Friday, September 26, 2008

What not to do on Facebook

TechRadar.com has a great piece on the Top 15 things you should never do on Facebook. I happen to agree with most of them, while some are just filler.

Here's a few I thought were spot on:

1. Use Facebook mail instead of proper email
Are you silly? When you Facebook mail me, I have to log into my real email to find that I then have to go and log into my Facebook account to read and reply to your message. If you've got my real email address, please use it.

7. Write on a wall instead of communicating privately
The driving force behind the success of Facebook is... vanity. People love the idea that others are watching what they're doing. Tell me this: for what reason would you invite someone to a private party by writing on their wall, other than to show off to all the people on their friends list who you don't want to come? It just makes you look like a tit, so don't do it.

10. Upload drunken pictures the morning after
Have a little common sense. If you go out for a big one on a Wednesday night, posting humiliating, drunken photos of your friends on Thursday morning is a recipe for disaster. Because when I call in sick at 9am, the last thing I want my boss to say is: "I've seen the pictures of you crawling in the gutter last night. I'm not amused or impressed, now get to work!"

11. Joining ridiculous chain-mail groups
Why do people insist on joining groups such as "On the X of May, everyone has to panic buy carrots"? Come on people, how stupid are you? There's one group on Facebook devoted to nullifying the vegetarian moral crusade, and it's called: "For every animal you don't eat, I'm going to eat three". That's a good group name. "I think Ryan Seacrest is the best presenter ever" is not.

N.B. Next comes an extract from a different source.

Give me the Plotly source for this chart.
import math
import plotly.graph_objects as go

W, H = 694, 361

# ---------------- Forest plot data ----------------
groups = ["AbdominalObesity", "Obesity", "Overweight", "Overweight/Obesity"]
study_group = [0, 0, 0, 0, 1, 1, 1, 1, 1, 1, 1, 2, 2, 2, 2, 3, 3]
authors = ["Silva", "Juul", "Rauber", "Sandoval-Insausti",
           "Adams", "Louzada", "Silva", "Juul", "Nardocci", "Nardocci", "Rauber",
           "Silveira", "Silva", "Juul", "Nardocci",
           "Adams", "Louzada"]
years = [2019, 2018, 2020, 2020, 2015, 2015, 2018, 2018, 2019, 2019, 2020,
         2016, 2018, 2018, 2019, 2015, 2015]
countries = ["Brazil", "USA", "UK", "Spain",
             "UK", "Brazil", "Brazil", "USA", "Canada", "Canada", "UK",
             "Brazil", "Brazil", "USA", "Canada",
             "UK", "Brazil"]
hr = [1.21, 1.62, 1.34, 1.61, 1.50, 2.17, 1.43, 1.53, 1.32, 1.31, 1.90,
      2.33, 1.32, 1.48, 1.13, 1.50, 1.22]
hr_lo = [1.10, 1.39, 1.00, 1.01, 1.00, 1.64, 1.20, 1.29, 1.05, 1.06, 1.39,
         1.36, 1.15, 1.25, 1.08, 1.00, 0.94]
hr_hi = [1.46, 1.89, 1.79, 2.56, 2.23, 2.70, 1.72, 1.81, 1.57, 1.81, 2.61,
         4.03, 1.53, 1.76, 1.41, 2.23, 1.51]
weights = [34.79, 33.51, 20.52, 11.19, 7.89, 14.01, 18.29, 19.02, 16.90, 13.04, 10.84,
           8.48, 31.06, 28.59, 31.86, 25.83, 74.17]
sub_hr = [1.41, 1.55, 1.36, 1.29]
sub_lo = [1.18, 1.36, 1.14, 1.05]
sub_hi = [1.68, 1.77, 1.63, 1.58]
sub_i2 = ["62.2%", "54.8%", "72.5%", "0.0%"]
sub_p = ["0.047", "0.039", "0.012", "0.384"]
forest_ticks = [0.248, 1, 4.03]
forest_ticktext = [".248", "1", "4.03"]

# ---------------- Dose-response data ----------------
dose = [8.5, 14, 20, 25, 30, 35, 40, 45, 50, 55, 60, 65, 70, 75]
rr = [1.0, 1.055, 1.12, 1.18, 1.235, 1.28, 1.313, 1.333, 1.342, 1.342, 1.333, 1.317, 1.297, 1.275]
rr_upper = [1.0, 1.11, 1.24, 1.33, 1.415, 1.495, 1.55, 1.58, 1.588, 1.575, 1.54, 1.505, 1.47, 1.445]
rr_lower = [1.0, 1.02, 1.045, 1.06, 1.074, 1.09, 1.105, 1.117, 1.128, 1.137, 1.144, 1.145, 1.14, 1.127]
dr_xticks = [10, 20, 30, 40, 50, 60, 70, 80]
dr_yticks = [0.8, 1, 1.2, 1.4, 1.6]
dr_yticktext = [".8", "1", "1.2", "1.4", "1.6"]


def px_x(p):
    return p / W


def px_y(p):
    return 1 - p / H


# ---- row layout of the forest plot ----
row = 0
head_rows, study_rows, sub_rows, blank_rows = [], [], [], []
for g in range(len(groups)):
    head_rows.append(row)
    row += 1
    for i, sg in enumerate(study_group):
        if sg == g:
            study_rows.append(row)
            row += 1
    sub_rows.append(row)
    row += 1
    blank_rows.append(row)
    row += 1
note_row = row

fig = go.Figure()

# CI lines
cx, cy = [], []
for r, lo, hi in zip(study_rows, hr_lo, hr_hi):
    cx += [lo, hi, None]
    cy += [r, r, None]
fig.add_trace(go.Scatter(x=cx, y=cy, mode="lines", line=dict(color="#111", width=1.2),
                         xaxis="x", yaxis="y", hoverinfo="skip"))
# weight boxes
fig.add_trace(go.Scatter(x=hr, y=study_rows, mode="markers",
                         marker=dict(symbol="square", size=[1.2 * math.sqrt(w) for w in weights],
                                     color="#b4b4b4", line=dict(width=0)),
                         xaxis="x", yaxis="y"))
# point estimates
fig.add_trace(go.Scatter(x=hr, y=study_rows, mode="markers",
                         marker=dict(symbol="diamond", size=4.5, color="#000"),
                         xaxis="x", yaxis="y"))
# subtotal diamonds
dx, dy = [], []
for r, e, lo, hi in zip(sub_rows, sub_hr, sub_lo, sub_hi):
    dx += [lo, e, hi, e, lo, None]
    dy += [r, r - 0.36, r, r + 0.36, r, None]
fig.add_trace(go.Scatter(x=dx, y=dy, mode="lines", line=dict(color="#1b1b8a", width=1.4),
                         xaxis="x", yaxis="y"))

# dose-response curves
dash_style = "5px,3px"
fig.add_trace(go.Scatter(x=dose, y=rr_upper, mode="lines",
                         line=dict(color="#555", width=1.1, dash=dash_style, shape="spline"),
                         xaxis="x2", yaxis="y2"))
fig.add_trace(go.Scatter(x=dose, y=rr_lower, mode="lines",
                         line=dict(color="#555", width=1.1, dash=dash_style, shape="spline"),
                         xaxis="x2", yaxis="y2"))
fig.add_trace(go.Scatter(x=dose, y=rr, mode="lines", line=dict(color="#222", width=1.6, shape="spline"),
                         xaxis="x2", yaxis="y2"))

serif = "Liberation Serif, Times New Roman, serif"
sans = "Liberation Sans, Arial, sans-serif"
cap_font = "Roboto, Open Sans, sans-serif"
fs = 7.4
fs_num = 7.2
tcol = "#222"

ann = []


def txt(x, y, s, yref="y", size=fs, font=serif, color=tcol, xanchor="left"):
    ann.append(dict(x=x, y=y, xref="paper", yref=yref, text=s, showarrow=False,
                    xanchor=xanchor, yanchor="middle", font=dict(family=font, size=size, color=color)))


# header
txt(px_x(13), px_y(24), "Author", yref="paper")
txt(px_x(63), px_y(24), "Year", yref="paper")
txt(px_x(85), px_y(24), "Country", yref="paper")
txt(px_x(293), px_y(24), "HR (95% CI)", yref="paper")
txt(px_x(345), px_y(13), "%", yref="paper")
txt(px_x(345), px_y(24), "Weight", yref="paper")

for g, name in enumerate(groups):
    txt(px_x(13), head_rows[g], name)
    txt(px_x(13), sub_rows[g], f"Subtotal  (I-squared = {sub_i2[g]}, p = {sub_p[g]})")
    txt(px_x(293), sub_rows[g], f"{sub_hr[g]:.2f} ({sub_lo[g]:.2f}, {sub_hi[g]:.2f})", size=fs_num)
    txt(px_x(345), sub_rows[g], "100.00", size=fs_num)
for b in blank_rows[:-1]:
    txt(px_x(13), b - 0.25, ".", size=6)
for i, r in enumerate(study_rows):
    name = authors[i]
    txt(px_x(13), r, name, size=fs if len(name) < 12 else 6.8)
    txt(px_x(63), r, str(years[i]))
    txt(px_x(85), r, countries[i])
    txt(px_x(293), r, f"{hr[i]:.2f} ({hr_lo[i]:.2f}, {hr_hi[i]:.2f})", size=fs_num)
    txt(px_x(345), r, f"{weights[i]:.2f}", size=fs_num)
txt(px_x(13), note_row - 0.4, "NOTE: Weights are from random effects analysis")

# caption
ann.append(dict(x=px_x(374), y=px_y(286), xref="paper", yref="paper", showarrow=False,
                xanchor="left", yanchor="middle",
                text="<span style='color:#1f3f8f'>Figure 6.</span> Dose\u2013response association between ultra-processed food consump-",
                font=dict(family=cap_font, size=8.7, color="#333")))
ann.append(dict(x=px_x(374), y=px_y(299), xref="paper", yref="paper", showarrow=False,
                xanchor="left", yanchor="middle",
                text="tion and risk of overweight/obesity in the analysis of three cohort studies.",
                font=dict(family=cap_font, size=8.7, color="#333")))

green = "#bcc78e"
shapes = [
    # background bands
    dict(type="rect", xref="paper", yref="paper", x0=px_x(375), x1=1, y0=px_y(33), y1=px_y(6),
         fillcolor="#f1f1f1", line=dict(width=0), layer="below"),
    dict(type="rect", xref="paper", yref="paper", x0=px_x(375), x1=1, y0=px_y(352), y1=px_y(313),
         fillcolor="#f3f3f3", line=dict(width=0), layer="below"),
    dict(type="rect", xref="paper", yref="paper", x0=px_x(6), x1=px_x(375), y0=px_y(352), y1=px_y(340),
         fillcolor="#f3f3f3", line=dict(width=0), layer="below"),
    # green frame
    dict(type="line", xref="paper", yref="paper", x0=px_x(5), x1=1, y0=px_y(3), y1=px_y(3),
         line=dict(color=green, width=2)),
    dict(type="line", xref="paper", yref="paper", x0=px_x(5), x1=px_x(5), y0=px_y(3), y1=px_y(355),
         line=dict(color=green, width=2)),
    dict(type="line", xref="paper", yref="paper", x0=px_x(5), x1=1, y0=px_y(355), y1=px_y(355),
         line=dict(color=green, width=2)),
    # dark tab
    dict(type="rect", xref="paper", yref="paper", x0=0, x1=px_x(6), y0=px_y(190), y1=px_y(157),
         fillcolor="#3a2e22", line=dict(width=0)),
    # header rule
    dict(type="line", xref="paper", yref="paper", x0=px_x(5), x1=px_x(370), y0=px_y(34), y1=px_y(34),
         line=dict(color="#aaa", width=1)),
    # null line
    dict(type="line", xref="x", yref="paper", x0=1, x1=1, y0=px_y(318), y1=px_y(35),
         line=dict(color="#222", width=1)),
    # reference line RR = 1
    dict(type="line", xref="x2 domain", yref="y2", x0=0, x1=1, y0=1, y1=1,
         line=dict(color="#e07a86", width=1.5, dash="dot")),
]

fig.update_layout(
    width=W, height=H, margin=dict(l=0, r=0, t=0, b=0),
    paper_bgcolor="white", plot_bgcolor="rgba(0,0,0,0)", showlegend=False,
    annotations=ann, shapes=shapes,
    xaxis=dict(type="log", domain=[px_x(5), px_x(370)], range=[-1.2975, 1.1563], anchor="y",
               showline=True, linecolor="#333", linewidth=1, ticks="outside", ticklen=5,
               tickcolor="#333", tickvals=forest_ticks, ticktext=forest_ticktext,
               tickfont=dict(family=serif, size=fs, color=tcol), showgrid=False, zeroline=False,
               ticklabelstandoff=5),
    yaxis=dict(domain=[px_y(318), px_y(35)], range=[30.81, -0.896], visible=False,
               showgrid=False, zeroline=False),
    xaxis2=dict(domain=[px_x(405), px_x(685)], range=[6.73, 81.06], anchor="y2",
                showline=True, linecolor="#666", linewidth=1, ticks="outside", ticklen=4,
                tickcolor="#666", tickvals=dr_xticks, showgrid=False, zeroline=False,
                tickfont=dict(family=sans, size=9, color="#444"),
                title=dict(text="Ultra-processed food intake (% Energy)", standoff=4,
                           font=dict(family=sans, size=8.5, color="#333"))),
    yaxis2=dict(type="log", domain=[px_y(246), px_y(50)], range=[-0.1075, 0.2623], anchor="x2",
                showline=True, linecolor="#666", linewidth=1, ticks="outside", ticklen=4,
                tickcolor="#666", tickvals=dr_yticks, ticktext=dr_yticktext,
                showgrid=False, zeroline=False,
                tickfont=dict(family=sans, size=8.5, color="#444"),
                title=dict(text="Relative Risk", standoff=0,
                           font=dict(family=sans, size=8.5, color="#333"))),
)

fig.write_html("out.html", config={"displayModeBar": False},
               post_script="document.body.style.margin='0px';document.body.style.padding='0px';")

If you haven't read it yet, I suggest taking a look at my piece on social networking best-practices here - Want to be President? Better shut down your Blog, Facebook, MySpace, and Twitter accounts

2 comments:

Carlos Lorenzo said...

Hey I've done some of that myself but come to think of it, twas stupid. Good tips. Here is another one: Do not send your dear friend an annoying new app that gives you karma, gifts, and even trades u for money. I do appreciate the fact that my friends come to invite me and send me presents. I love it but some companies and some app developers give us these horrible stuff that is time consuming and totally useless. And the worst thing is that you feel your disappointing your friends by not replying.

Allen Klosowski said...

Carlos, that is a great point! I should have added that, glad you did. The "pieces of flair" applications that everybody sends me, to buy and sell their profiles, or to add fishbowls, might be cute. However, they needlessly share information with third parties, and are in effect, really just spam. Thanks for chiming in!